Claro que, en ese mecanismo sincronizado, no sólo no falla ninguna pieza, sino que ninguna puede fallar porque si una de ellas lo hace, al menos con la suficiente gravedad, sobrevienen la catástrofe y el caos. Las sociedades pobres son vulnerables porque aún confían buena parte de su funcionamiento a la precaria protección que las personas y los grupos pueden darse a sí mismos. Pero la sofisticación que ha alcanzado el mundo desarrollado guarda otros peligros y con ellos una enorme fragilidad: la sensación de que el caos, de producirse, podría alcanzar proporciones incontrolables. Vivimos en una sincronía perfecta de servicios públicos, modelos culturales, instrumentos financieros. Bastaría un corte general y prolongado de agua corriente o luz eléctrica para paralizar toda una ciudad.

Algo de eso ocurrió en Londres, con los atentados del metro, cuando la paralización de varias líneas del servicio sumió a toda la zona metropolitana en el caos. Y eso ha ocurrido ahora, de forma mucho más grave, en Nueva Orleans; basta que a la catástrofe natural le ha acompañado la ausencia de policía para que la ciudad entera haya regresado a la jungla.
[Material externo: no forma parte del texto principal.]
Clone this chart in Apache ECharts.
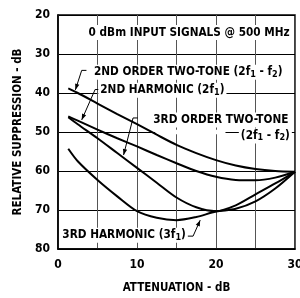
<!DOCTYPE html>
<html>
<head>
<meta charset="utf-8">
<script src="https://cdn.jsdelivr.net/npm/echarts@6/dist/echarts.min.js"></script>
<style>
html, body { margin: 0; padding: 0; background: #fff; }
#chart { width: 300px; height: 298px; }
</style>
</head>
<body>
<div id="chart"></div>
<script>
// attenuation (dB) sample points shared by the four curves
const atten = [1.3, 2.5, 5, 7.5, 10, 12.5, 15, 17.5, 20, 22.5, 25, 27.5, 30];
// relative suppression (dB)
const order2TwoTone = [38.8, 40.0, 42.7, 45.4, 48.0, 50.7, 53.3, 55.4, 57.2, 58.6, 59.5, 60.0, 60.2];
const harmonic2     = [46.0, 47.1, 49.4, 51.6, 53.7, 55.9, 58.0, 60.0, 61.5, 62.3, 62.4, 61.7, 60.2];
const order3TwoTone = [46.2, 48.0, 51.6, 55.4, 59.2, 63.0, 66.8, 69.3, 70.3, 68.8, 66.0, 63.2, 60.2];
const harmonic3     = [54.3, 57.5, 62.3, 66.5, 70.3, 72.0, 72.6, 71.8, 70.4, 69.7, 67.8, 64.5, 60.2];
const xTicks = [0, 10, 20, 30];

// annotation leaders, in data units [atten, dB]; last point gets the arrow
const leaders = [
  [[3.6, 34.2], [3.0, 34.2], [2.2, 39.2]],
  [[5.2, 39.1], [4.7, 39.1], [3.0, 46.9]],
  [[10.1, 46.4], [9.5, 46.4], [8.3, 55.9]],
  [[16.3, 76.7], [17.1, 76.7], [18.0, 72.6]]
];

const FONT = '"DejaVu Sans Condensed", "Liberation Sans Narrow", "Liberation Sans", sans-serif';

function pairs(ys) {
  return atten.map((x, i) => [x, ys[i]]);
}

function curve(name, ys) {
  return {
    name: name,
    type: 'line',
    data: pairs(ys),
    smooth: 0.3,
    showSymbol: false,
    symbol: 'none',
    silent: true,
    animation: false,
    lineStyle: { color: '#000', width: 2 },
    z: 2
  };
}

const chart = echarts.init(document.getElementById('chart'), null, { renderer: 'canvas' });

chart.setOption({
  backgroundColor: '#fff',
  animation: false,
  grid: {
    left: 58, right: 5, top: 15, bottom: 49,
    containLabel: false,
    outerBoundsMode: 'none',
    show: true,
    borderColor: '#000',
    borderWidth: 1.5
  },
  xAxis: {
    type: 'value',
    min: 0, max: 30, interval: 5,
    name: 'ATTENUATION - dB',
    nameLocation: 'middle',
    nameGap: 33,
    nameTextStyle: { color: '#000', fontFamily: FONT, fontWeight: 'bold', fontSize: 11.5 },
    axisLine: { show: true, lineStyle: { color: '#000', width: 1.5 } },
    axisTick: { show: false },
    axisLabel: {
      color: '#000', fontFamily: FONT, fontWeight: 'bold', fontSize: 12, margin: 10,
      formatter: v => (xTicks.indexOf(v) >= 0 ? String(v) : '')
    },
    splitLine: { show: true, lineStyle: { color: '#555', width: 1 } }
  },
  yAxis: {
    type: 'value',
    inverse: true,
    min: 20, max: 80, interval: 10,
    name: 'RELATIVE SUPPRESSION - dB',
    nameLocation: 'middle',
    nameRotate: 90,
    nameGap: 32,
    nameTextStyle: { color: '#000', fontFamily: FONT, fontWeight: 'bold', fontSize: 11.5 },
    axisLine: { show: true, lineStyle: { color: '#000', width: 1.5 } },
    axisTick: { show: false },
    axisLabel: { color: '#000', fontFamily: FONT, fontWeight: 'bold', fontSize: 12, margin: 8 },
    splitLine: { show: true, lineStyle: { color: '#000', width: 1 } }
  },
  series: [
    curve('2ND ORDER TWO-TONE', order2TwoTone),
    curve('2ND HARMONIC', harmonic2),
    curve('3RD ORDER TWO-TONE', order3TwoTone),
    curve('3RD HARMONIC', harmonic3)
  ]
});

// ---- annotations (placed through the grid's coordinate system) ----
const px = p => chart.convertToPixel({ gridIndex: 0 }, p);

const rich = {
  t: { fontFamily: FONT, fontWeight: 'bold', fontSize: 11.7, lineHeight: 13, fill: '#000' },
  s: { fontFamily: FONT, fontWeight: 'bold', fontSize: 9, lineHeight: 5, verticalAlign: 'bottom', fill: '#000' }
};

function label(text, at, align) {
  const p = px(at);
  return {
    type: 'text',
    x: p[0], y: p[1],
    z: 5,
    style: {
      text: text,
      rich: rich,
      align: align || 'left',
      verticalAlign: 'middle',
      backgroundColor: '#fff',
      padding: [1, 2]
    }
  };
}

function leader(pts) {
  const p = pts.map(px);
  const a = p[p.length - 2], b = p[p.length - 1];
  const dx = b[0] - a[0], dy = b[1] - a[1], L = Math.hypot(dx, dy);
  const ux = dx / L, uy = dy / L, len = 6, w = 2.2;
  const bx = b[0] - ux * len, by = b[1] - uy * len;
  return [
    { type: 'polyline', z: 4, shape: { points: p }, style: { stroke: '#000', lineWidth: 1, fill: null } },
    { type: 'polygon', z: 4, shape: { points: [b, [bx - uy * w, by + ux * w], [bx + uy * w, by - ux * w]] }, style: { fill: '#000' } }
  ];
}

const g = [];
// white patch where the 3rd order label interrupts the 50 dB grid line
const r0 = px([12.3, 49.4]), r1 = px([21.2, 50.6]);
g.push({ type: 'rect', z: 1, shape: { x: r0[0], y: r0[1], width: r1[0] - r0[0], height: r1[1] - r0[1] }, style: { fill: '#fff' } });
g.push(label('{t|0 dBm INPUT SIGNALS @ 500 MHz}', [16.6, 24.5], 'center'));
g.push(label('{t|2ND ORDER TWO-TONE (2f}{s|1}{t| - f}{s|2}{t|)}', [4.3, 34.7]));
g.push(label('{t|2ND HARMONIC (2f}{s|1}{t|)}', [5.1, 39.3]));
g.push(label('{t|3RD ORDER TWO-TONE}', [11.8, 46.9]));
g.push(label('{t|(2f}{s|1}{t| - f}{s|2}{t|)}', [29.6, 51.0], 'right'));
g.push(label('{t|3RD HARMONIC (3f}{s|1}{t|)}', [0.3, 76.5]));
leaders.forEach(l => g.push(...leader(l)));

chart.setOption({ graphic: g });
</script>
</body>
</html>
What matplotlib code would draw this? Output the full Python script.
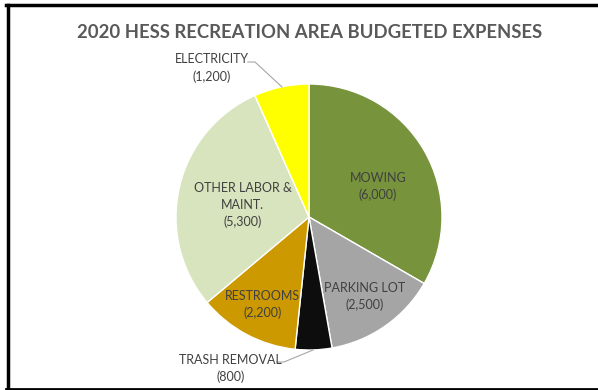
import matplotlib.pyplot as plt

# Budget data
categorias = ['MOWING', 'PARKING LOT', 'TRASH REMOVAL', 'RESTROOMS',
              'OTHER LABOR &\nMAINT.', 'ELECTRICITY']
montos = [6000, 2500, 800, 2200, 5300, 1200]
colores = ['#77933C', '#A5A5A5', '#0D0D0D', '#CC9900', '#D7E4BD', '#FFFF00']

# Label offsets from the centre, in radius units
offsets = [(0.52, 0.23), (0.42, -0.60), (-0.59, -1.14), (-0.35, -0.66),
           (-0.50, 0.09), (-0.73, 1.12)]

plt.rcParams['font.family'] = ['Lato', 'DejaVu Sans']

W, H = 598, 390
fig = plt.figure(figsize=(W / 100, H / 100), dpi=100)
ax = fig.add_axes([0, 0, 1, 1])

cx, cy, r = 309, 173, 133
ax.pie(montos, colors=colores, startangle=90, counterclock=False,
       center=(cx, cy), radius=r, frame=True,
       wedgeprops=dict(edgecolor='white', linewidth=1))
ax.set_xlim(0, W)
ax.set_ylim(0, H)
ax.set_aspect('auto')
ax.axis('off')

for cat, m, (dx, dy) in zip(categorias, montos, offsets):
    ax.text(cx + dx * r, cy + dy * r, '{}\n({:,})'.format(cat, m),
            ha='center', va='center', fontsize=9, color='#404040',
            linespacing=1.45)

# Leader lines for the outside labels
gris = '#A6A6A6'
ax.plot([248, 255, 282], [H - 62, H - 62, H - 87], color=gris, lw=0.8)
ax.plot([277, 284, 313], [H - 362, H - 362, H - 350], color=gris, lw=0.8)

ax.text(310, H - 32, '2020 HESS RECREATION AREA BUDGETED EXPENSES',
        ha='center', va='center', fontsize=13.3, fontweight='bold', color='#595959')

# Frame
ax.plot([6, W], [H - 5, H - 5], color='black', lw=2.5, clip_on=False)
ax.plot([7.5, 7.5], [H - 5, 1], color='black', lw=2.5, clip_on=False)
ax.plot([6, W], [1.5, 1.5], color='black', lw=2, clip_on=False)

fig.savefig('out.png', dpi=100)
La nuestra es una sociedad tan sofisticada que resulta extremadamente frágil. Y eso alimenta las hipótesis de la ciencia ficción catastrofista, pero también las catástrofes concretas que padecemos. Basta pensar en un masivo bloqueo informático, en un inesperado acaparamiento de reservas petrolíferas, en una crisis global de confianza en el sistema bancario, para comprender que el mundo entero podría regresar, en cuestión de días, a una prehistoria atroz donde cada ser humano se vería en la necesidad de confiar sólo en sus fuerzas.